● Given records:
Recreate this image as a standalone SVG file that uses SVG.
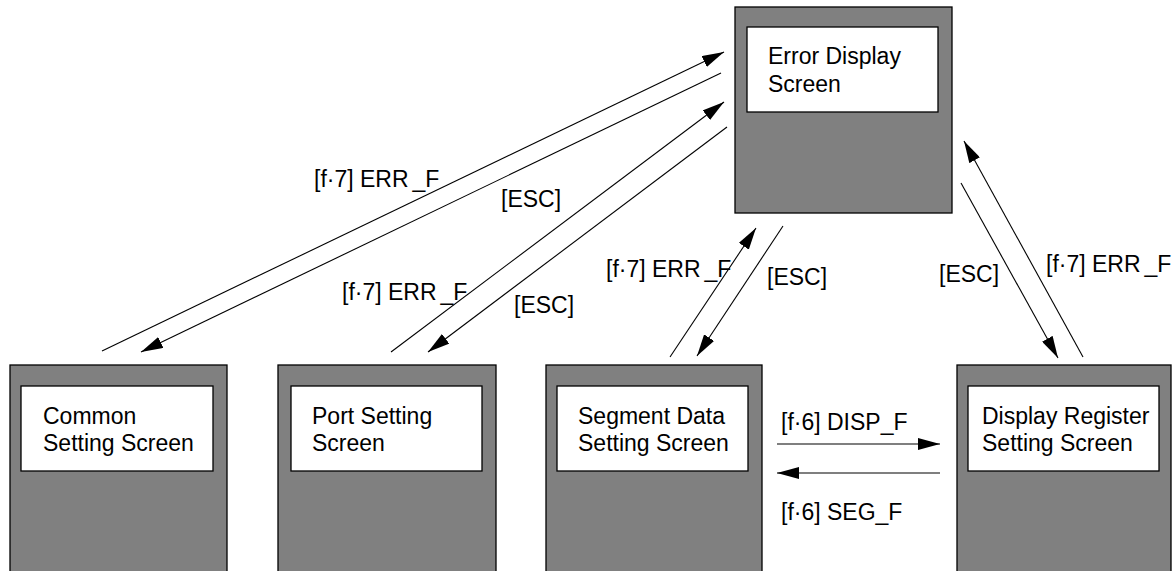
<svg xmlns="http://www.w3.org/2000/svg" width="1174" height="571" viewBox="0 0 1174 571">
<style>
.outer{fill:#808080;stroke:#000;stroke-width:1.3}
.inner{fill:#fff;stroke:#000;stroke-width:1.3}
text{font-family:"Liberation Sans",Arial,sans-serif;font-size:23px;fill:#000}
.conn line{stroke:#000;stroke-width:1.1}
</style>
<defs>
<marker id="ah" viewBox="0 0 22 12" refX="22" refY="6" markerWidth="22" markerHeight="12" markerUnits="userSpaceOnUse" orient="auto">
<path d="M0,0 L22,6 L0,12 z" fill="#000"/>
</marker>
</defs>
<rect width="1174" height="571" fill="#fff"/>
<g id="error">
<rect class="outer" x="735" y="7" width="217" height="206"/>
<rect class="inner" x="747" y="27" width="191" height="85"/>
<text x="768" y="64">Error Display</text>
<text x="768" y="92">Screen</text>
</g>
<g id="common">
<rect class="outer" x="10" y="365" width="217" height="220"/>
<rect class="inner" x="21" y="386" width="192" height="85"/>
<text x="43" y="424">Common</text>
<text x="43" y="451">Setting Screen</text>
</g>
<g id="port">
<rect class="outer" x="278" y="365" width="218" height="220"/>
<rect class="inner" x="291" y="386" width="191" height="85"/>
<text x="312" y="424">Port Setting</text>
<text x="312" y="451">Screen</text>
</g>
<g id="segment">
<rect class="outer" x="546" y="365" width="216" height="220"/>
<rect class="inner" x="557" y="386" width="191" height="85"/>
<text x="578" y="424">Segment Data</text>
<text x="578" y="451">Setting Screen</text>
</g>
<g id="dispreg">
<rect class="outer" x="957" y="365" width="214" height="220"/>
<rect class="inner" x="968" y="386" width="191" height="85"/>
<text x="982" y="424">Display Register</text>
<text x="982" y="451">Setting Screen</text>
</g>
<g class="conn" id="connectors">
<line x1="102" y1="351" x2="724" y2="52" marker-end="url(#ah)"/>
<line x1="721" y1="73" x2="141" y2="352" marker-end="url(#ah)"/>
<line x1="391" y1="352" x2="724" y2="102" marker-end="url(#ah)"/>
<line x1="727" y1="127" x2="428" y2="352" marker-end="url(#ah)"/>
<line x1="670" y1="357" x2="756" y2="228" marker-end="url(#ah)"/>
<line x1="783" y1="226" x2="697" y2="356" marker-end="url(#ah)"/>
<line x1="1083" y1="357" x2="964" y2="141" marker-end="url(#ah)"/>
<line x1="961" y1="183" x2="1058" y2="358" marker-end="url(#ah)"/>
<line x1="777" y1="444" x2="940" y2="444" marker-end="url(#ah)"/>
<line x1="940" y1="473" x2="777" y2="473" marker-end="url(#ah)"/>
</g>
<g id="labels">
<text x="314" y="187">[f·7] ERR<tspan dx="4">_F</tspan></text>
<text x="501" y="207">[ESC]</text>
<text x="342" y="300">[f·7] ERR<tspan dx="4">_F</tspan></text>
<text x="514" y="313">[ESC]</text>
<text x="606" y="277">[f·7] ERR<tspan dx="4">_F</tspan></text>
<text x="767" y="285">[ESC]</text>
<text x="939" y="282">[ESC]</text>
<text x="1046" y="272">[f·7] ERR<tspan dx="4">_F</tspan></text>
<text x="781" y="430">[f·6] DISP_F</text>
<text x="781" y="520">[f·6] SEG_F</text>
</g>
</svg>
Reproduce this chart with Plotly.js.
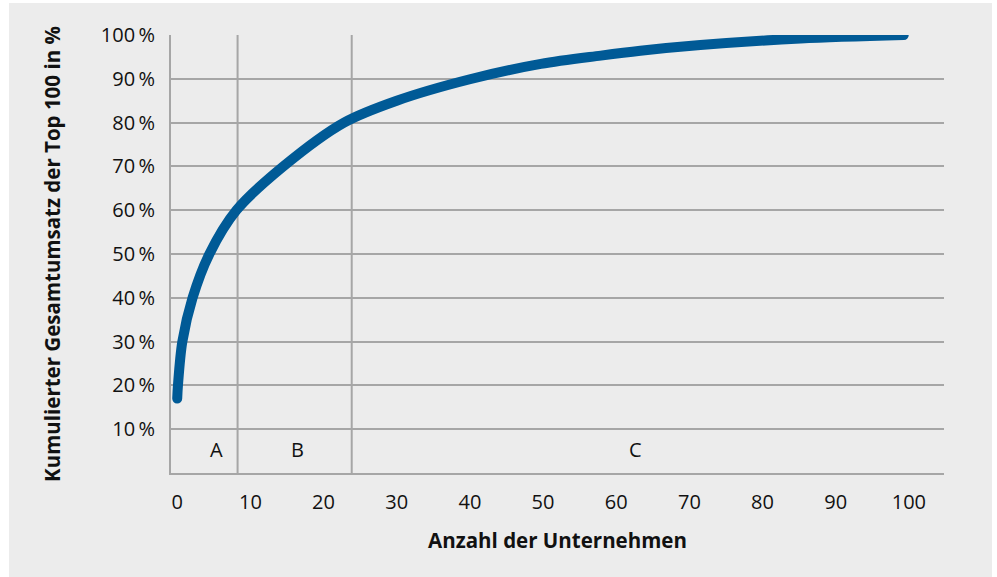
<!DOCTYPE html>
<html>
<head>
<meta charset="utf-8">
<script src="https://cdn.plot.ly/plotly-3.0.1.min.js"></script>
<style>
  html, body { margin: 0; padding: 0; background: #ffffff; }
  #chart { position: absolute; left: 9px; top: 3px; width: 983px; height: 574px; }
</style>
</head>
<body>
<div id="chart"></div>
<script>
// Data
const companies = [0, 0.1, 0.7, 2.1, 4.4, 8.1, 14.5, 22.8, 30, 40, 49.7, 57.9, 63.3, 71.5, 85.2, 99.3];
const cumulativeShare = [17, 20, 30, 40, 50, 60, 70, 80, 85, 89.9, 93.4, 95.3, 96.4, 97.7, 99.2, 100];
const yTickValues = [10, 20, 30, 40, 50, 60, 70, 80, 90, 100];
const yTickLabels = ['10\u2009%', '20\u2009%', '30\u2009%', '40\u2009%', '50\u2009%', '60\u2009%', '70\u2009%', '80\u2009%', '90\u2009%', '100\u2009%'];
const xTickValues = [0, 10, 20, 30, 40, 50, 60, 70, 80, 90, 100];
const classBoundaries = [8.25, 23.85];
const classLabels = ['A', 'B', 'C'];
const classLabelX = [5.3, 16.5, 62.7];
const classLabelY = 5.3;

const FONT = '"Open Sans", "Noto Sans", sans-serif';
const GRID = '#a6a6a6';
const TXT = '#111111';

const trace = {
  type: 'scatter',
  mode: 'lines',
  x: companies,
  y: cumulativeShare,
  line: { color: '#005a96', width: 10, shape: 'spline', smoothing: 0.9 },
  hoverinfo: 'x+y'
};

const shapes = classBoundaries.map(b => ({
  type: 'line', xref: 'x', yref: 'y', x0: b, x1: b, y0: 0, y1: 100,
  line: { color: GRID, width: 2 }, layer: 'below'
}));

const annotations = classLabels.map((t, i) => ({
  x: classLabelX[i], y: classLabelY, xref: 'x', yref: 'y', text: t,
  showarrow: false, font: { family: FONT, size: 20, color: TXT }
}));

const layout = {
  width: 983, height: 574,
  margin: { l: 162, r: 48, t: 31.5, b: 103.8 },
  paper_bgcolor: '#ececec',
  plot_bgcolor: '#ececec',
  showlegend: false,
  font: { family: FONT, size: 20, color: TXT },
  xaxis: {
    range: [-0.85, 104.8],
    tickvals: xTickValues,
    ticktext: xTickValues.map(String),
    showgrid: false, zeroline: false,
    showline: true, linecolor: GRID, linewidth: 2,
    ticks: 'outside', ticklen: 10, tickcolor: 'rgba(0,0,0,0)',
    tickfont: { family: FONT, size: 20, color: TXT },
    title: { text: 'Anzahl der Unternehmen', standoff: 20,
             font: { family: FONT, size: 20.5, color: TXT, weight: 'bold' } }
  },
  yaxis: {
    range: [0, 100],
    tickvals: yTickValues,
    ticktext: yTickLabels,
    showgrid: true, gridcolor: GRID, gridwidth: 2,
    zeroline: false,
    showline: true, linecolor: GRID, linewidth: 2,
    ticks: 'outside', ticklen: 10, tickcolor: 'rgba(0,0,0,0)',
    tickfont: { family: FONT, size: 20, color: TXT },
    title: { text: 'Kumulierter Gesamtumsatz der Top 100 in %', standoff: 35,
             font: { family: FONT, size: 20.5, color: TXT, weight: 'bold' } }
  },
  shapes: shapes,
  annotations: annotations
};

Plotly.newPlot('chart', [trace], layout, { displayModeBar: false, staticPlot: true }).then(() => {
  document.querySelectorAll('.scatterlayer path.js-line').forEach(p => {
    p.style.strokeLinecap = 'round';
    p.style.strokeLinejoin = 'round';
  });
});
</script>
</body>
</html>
---
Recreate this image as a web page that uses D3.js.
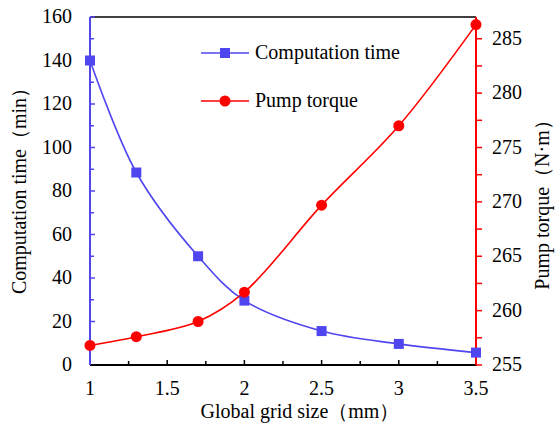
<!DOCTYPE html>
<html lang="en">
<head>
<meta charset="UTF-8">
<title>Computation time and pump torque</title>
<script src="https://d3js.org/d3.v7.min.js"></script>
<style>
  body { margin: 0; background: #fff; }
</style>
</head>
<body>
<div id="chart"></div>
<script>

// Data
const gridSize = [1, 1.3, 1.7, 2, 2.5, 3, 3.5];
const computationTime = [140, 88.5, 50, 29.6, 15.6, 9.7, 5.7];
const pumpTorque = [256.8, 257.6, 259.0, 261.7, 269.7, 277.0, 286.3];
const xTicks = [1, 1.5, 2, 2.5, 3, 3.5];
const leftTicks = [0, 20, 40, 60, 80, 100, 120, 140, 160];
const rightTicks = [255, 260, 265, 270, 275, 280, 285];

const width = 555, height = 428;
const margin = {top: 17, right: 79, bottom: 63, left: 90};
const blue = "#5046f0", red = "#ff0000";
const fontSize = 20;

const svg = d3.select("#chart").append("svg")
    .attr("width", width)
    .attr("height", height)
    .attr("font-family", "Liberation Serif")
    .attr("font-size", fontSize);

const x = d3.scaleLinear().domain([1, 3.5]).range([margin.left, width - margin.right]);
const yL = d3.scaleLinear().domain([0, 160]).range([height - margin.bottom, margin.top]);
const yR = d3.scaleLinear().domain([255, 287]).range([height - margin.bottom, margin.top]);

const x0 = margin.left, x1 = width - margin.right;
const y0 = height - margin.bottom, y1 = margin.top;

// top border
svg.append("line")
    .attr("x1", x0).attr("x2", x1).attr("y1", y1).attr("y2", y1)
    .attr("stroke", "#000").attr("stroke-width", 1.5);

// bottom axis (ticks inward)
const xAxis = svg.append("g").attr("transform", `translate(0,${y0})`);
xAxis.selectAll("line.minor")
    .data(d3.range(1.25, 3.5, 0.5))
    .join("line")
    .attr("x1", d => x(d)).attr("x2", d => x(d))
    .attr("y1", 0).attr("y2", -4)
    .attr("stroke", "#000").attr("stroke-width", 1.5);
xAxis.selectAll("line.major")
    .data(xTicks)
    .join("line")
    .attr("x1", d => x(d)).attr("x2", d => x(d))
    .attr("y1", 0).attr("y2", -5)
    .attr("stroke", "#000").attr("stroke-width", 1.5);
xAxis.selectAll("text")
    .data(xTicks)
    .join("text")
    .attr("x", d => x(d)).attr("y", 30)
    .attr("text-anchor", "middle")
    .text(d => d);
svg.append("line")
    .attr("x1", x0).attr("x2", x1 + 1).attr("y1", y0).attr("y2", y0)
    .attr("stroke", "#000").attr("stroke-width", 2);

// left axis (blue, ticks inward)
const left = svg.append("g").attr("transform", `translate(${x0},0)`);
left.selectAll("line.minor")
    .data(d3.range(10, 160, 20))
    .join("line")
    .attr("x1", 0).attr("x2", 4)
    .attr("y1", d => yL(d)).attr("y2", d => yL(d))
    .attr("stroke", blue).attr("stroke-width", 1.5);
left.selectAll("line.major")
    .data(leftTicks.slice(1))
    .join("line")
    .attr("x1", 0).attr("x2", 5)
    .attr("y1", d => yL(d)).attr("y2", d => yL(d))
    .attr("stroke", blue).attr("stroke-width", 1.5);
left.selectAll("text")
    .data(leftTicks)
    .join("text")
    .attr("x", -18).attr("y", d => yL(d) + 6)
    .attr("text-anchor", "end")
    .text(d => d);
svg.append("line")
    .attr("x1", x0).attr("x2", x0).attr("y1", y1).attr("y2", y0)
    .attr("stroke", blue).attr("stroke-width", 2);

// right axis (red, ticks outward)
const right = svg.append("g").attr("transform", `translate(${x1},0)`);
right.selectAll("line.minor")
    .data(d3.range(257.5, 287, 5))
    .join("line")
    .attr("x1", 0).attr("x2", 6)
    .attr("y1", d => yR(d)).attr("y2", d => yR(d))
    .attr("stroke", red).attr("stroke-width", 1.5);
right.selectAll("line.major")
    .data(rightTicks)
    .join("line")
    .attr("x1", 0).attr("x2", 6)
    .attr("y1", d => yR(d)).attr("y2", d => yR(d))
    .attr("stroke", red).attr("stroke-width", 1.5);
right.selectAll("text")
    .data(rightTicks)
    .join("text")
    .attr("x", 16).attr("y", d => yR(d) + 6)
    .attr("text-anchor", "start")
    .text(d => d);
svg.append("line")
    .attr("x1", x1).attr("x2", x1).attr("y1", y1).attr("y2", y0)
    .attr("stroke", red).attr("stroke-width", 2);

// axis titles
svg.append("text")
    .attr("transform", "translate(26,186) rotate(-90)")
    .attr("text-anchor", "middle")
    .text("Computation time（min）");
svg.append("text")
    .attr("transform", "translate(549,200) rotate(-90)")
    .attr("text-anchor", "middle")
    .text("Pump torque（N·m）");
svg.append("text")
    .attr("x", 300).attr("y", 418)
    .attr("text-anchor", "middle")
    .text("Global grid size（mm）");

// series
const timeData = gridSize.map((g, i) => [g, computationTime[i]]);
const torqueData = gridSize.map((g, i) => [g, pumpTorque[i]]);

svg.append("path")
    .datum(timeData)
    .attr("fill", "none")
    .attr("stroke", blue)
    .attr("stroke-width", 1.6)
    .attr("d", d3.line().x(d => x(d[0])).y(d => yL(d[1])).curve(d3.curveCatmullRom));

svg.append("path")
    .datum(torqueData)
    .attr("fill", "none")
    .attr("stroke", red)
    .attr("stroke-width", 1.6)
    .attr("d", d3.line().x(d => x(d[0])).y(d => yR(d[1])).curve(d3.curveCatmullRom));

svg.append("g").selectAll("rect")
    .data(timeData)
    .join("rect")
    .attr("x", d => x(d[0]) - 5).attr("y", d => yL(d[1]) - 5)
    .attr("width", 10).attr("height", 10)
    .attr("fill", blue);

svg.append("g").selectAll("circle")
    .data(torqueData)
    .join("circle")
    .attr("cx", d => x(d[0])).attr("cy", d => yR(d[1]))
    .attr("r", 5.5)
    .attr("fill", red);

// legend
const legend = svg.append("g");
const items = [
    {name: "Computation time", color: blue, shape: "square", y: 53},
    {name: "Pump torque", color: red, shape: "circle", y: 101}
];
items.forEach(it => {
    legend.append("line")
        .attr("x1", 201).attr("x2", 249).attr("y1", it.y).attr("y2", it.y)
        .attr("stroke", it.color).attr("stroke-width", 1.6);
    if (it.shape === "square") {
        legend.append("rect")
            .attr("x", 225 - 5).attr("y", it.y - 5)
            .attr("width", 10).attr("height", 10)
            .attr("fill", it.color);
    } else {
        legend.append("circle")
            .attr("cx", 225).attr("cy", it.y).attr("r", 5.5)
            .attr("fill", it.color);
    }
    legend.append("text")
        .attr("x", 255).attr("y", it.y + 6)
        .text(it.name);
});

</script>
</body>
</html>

● Directive: Working from the listing above, pick out every line that has "Recreate" and copy it.

● Response below:
Recreate this image as a standalone SVG file that uses SVG.
Recreate this image as a web page that uses D3.js.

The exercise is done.